Problem statement: Work out how many lines of the listing hold the string "this". Answer with that number alone.

The records:
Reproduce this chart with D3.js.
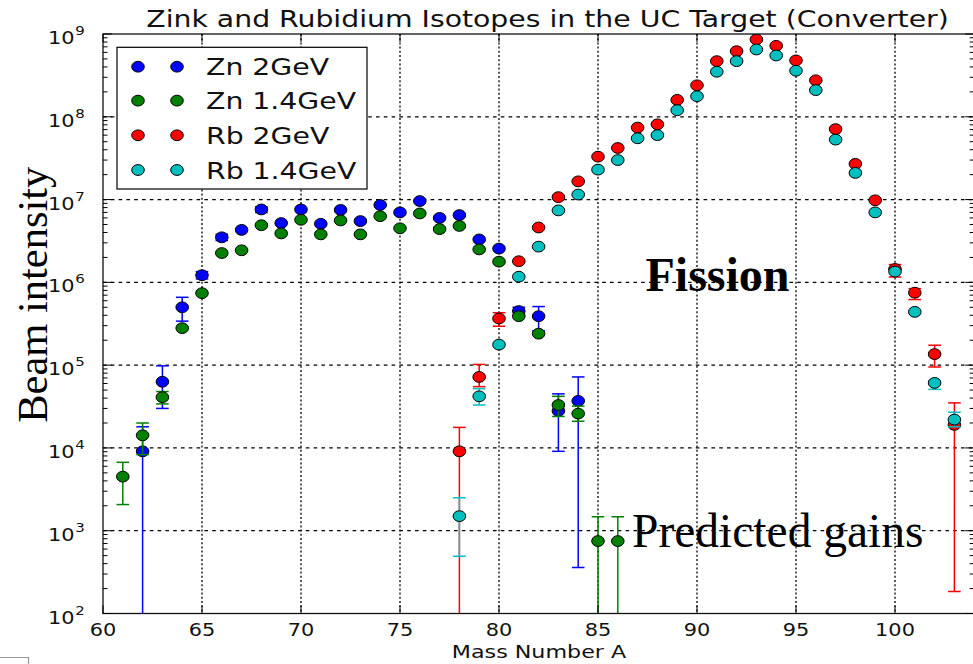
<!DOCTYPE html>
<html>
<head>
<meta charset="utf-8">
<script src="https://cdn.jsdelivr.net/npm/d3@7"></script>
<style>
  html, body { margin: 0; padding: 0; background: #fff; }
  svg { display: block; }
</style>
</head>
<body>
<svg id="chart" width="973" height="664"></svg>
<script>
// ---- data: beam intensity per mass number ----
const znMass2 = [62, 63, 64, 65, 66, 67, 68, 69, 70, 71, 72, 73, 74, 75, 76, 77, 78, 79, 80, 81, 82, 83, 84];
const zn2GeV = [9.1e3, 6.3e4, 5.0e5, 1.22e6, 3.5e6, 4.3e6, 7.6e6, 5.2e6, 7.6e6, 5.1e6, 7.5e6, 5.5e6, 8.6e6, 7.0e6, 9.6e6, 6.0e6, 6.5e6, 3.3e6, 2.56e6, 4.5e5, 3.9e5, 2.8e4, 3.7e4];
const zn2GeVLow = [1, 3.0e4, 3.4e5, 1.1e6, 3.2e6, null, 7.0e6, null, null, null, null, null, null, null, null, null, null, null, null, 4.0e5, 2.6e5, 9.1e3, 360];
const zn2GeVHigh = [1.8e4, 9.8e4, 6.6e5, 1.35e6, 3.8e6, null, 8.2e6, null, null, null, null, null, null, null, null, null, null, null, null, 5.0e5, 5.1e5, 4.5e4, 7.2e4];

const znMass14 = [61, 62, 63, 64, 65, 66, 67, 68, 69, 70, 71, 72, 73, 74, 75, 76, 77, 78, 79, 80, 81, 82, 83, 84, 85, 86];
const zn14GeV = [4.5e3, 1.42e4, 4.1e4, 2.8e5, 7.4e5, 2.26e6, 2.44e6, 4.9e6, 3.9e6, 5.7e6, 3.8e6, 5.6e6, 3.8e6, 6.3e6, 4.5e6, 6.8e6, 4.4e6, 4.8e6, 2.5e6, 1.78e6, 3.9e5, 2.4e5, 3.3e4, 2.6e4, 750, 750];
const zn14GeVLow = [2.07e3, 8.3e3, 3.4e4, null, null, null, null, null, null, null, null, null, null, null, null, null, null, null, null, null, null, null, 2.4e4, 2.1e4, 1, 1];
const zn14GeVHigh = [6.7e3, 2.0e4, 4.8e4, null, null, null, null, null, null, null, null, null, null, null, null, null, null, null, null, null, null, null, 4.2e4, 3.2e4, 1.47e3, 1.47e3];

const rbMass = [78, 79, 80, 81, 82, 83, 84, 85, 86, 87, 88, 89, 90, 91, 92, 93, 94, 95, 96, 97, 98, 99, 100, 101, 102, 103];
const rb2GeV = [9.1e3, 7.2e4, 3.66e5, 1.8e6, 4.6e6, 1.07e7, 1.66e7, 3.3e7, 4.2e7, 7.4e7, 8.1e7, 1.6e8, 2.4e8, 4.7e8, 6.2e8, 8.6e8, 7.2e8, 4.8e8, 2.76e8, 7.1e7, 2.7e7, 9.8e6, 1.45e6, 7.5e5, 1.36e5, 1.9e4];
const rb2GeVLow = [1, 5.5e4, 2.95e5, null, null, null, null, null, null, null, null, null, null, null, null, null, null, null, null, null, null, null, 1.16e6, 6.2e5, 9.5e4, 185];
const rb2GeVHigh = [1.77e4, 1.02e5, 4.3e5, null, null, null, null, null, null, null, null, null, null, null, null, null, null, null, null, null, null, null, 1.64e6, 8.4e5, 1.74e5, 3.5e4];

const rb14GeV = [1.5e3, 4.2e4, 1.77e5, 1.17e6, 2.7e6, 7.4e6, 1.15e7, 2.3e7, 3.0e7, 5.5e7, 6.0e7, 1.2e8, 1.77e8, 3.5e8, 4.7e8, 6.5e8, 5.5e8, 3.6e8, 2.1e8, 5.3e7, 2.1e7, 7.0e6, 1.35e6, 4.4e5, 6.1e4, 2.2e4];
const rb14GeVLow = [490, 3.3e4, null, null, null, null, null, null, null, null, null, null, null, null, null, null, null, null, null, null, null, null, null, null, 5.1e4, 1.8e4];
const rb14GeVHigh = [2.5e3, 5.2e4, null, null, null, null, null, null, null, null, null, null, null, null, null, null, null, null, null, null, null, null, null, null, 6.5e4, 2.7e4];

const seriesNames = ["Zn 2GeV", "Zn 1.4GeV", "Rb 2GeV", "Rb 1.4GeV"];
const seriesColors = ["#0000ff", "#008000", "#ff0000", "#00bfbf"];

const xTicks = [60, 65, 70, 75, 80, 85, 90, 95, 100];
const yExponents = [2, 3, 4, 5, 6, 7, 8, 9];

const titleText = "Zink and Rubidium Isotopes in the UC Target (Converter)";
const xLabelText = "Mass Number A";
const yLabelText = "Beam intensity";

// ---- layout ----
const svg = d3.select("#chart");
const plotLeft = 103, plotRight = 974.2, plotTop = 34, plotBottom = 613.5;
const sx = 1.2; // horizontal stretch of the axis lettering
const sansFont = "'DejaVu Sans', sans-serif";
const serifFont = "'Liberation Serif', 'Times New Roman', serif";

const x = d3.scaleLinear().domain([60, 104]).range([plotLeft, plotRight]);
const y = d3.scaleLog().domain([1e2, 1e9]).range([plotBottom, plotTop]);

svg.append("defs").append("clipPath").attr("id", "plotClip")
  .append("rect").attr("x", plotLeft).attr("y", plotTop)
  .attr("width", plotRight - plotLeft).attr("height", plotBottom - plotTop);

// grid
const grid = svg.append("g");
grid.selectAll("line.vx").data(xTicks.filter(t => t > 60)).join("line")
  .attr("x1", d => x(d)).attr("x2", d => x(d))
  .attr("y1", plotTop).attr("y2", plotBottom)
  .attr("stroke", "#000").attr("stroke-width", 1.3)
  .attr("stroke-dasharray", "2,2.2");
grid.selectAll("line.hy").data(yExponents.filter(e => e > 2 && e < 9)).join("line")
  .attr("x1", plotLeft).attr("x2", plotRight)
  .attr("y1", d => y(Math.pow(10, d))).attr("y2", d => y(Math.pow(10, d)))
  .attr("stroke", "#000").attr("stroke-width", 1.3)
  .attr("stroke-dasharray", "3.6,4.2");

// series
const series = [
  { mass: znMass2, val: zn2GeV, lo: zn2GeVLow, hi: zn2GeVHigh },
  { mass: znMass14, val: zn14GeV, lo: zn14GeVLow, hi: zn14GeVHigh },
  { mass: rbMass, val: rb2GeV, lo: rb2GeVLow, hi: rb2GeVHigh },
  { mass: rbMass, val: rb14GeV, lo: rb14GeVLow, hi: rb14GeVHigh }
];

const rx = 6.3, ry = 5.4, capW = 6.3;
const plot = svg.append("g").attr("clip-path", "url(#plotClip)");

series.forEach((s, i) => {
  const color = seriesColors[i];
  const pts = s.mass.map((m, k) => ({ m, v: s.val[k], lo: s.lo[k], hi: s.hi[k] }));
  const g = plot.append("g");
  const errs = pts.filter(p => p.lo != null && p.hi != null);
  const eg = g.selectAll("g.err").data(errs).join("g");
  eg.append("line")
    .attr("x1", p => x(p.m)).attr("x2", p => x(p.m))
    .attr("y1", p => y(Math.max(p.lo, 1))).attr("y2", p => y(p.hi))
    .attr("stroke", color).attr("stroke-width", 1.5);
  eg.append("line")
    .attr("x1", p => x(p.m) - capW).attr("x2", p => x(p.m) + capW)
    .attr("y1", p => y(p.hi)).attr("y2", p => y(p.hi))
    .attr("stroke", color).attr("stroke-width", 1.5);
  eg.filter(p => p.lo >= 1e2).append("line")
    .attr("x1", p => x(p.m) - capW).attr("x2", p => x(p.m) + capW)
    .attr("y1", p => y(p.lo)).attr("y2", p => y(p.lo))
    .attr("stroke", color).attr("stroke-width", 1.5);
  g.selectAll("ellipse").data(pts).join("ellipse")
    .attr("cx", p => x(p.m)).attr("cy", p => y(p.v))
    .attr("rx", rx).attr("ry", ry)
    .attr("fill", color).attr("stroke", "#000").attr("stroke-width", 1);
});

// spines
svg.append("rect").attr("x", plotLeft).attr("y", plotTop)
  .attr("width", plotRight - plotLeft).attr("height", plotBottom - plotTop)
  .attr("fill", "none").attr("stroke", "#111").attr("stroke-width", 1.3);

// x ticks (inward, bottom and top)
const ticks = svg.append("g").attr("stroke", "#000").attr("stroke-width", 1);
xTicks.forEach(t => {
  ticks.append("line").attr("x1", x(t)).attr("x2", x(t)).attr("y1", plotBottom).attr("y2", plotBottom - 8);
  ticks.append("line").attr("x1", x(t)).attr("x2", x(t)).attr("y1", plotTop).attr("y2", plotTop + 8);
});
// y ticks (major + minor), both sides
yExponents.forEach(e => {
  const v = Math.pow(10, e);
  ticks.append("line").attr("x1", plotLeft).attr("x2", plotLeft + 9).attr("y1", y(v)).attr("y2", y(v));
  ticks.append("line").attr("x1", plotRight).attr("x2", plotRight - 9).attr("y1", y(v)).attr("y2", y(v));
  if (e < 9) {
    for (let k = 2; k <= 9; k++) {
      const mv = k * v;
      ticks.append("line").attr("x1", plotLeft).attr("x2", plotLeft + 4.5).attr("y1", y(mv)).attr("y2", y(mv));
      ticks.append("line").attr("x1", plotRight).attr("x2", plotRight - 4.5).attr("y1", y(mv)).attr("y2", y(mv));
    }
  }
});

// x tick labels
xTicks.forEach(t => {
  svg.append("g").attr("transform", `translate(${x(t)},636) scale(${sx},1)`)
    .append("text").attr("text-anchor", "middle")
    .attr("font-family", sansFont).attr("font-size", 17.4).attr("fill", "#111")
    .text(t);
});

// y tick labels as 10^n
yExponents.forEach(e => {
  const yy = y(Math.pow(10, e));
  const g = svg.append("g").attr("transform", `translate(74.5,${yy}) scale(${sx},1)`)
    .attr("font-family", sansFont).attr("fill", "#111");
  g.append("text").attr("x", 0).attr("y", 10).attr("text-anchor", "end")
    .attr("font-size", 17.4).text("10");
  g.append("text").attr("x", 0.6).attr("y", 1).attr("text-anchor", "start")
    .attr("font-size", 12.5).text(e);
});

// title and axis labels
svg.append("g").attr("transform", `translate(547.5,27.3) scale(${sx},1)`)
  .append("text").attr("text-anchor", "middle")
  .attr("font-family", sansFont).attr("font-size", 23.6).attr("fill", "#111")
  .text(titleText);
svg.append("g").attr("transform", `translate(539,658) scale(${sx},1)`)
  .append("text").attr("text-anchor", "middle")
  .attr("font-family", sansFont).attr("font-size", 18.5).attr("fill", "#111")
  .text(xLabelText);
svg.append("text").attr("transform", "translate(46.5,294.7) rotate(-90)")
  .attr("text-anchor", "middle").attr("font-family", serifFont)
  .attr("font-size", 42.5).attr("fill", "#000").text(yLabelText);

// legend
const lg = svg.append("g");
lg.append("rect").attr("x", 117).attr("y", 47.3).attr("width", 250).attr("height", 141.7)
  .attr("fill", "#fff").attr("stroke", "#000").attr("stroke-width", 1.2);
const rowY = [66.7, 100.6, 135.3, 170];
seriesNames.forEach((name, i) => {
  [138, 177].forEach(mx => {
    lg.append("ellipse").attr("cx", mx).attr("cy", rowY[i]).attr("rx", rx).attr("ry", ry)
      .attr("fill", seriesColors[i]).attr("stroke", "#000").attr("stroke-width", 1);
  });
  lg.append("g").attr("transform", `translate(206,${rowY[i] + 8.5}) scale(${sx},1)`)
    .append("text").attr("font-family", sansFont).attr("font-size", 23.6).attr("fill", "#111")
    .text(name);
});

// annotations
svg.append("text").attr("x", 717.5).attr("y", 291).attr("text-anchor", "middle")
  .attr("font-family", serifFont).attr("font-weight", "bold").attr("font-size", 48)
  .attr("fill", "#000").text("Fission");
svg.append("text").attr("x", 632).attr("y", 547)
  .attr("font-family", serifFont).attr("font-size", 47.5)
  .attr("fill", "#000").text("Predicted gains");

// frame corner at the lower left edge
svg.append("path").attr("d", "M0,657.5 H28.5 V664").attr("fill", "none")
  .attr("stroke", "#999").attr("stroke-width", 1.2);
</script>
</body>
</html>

---

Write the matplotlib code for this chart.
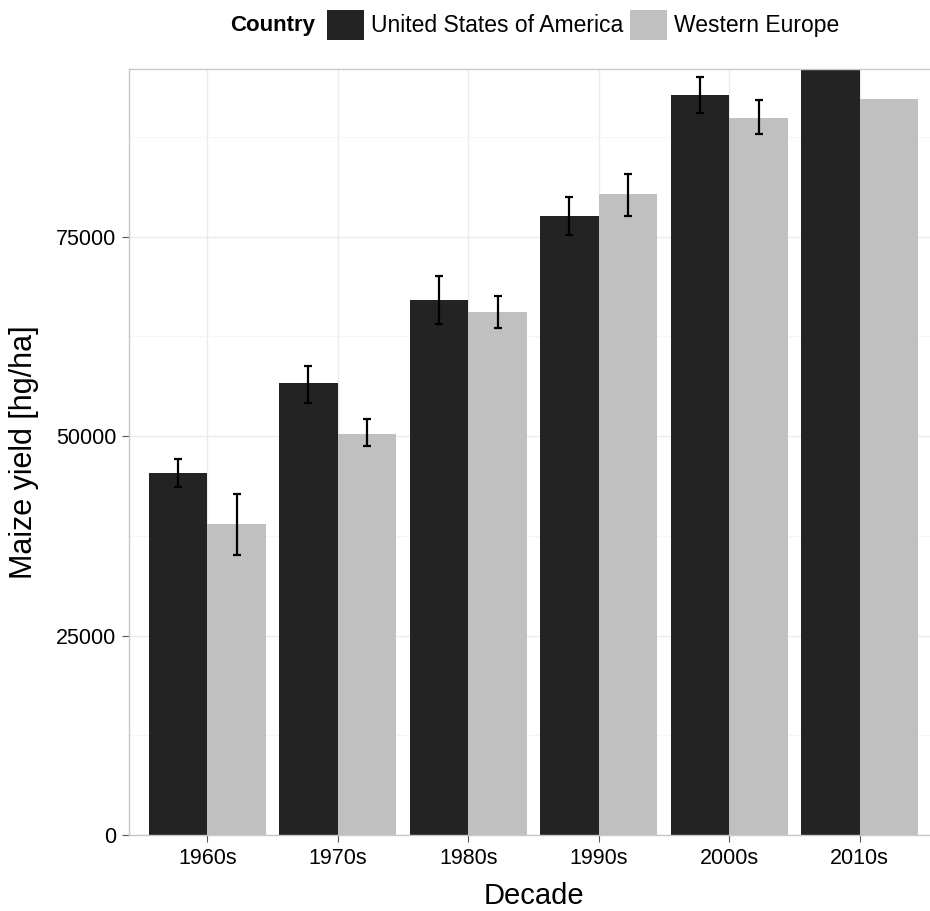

Answer below: 2